Так как же эта таинственная душа примиряет в себе — думать одно, говорить другое, а делать третье? Одними анекдотами здесь не отделаешься, и даже муравьям, чтобы оправдать свою покорность, нужно развить целую теорию. — Плетью обуха не перешибешь.

— Что я могу сделать один? (Если бы все, тогда и я.) — Не я, так другой. (И я лучше, я сделаю меньше зла.) — Ради главного следует идти на компромиссы, уступки и жертвы. (Так и Церковь считает, что ради самосохранения надо идти на уступки, — уступкам конца не было, и вот уже священников назначает КГБ, а с амвона возглашают здравицу советской власти. Так и писатель, стремясь напечатать свое нужное читателям произведение, соглашается там вычеркнуть строчку, здесь добавить абзац, изменить конец, убрать действующее лицо, пересмотреть название, и глядишь — главное-то уже потерялось! Все равно — гордится писатель: на такой-то странице намек, а отрицательный герой и вообще чуть не открыто ВСЕ говорит — правда, потом перевоспитывается и говорит совсем другое.)

— Служить надо России, коммунисты когда-нибудь сами собой исчезнут. (Это особенно распространено у ученых и военных.)

— Служить надо вечному, создавать непреходящие ценности науки и культуры, а «мышиная возня» протестов отрывает от этого служения.

— Ни в коем случае не протестовать открыто — это провокация, это только озлобит власти и обрушит удар на невинных.

— Открытые протесты играют на руку сторонникам твердого курса в Политбюро и мешают «голубям» проводить либерализацию. — Открытые протесты мешают успехам либерализации, которых можно достичь с помощью большой политики и тайной дипломатии.

— Протестовать по мелочам — только раскрывать себя. Нужно затаиться. Вот когда придет решающий момент, тогда да! — а пока замаскируемся.

— Только не сейчас, сейчас самый неподходящий момент: жена рожает, дети болеют, сначала надо диссертацию защитить, сын в институт поступает… (И так далее — до конца жизни.)

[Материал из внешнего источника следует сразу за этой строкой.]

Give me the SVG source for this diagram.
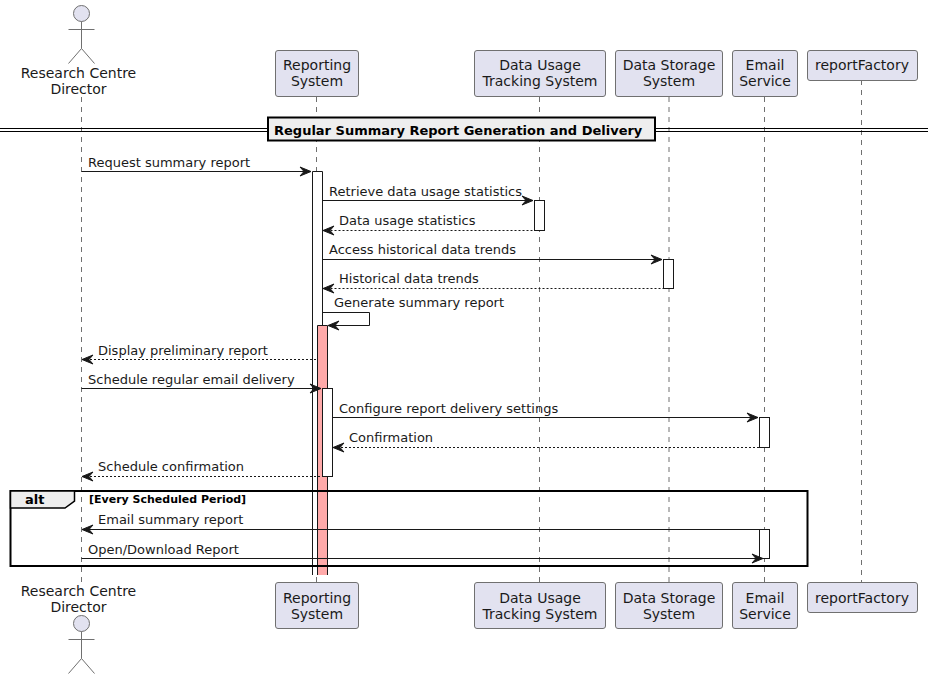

— Чем хуже — тем лучше. Нужно сознательно доводить все нелепости системы до абсурда, пока чаша терпения не переполнится и народ не поймет, что происходит.

— Россия — страна рабов. Никогда у русских не было демократии и не будет. Они к ней не способны — нечего и пытаться. С нашим народом иначе нельзя!

— Народ безмолвствует. Какое право имеет кучка недовольных высказываться — кого они представляют, чье мнение выражают?

Слышал я даже такое рассуждение:

— Ваши протесты вводят в заблуждение мировое общественное мнение: люди на Западе могут подумать, что у нас есть возможность говорить открыто или что-нибудь изменить, — следовательно, это на руку советской пропаганде.

— Надо спокойно сделать карьеру, проникнуть наверх и оттуда пытаться что-то изменить — снизу ничего не сделаешь.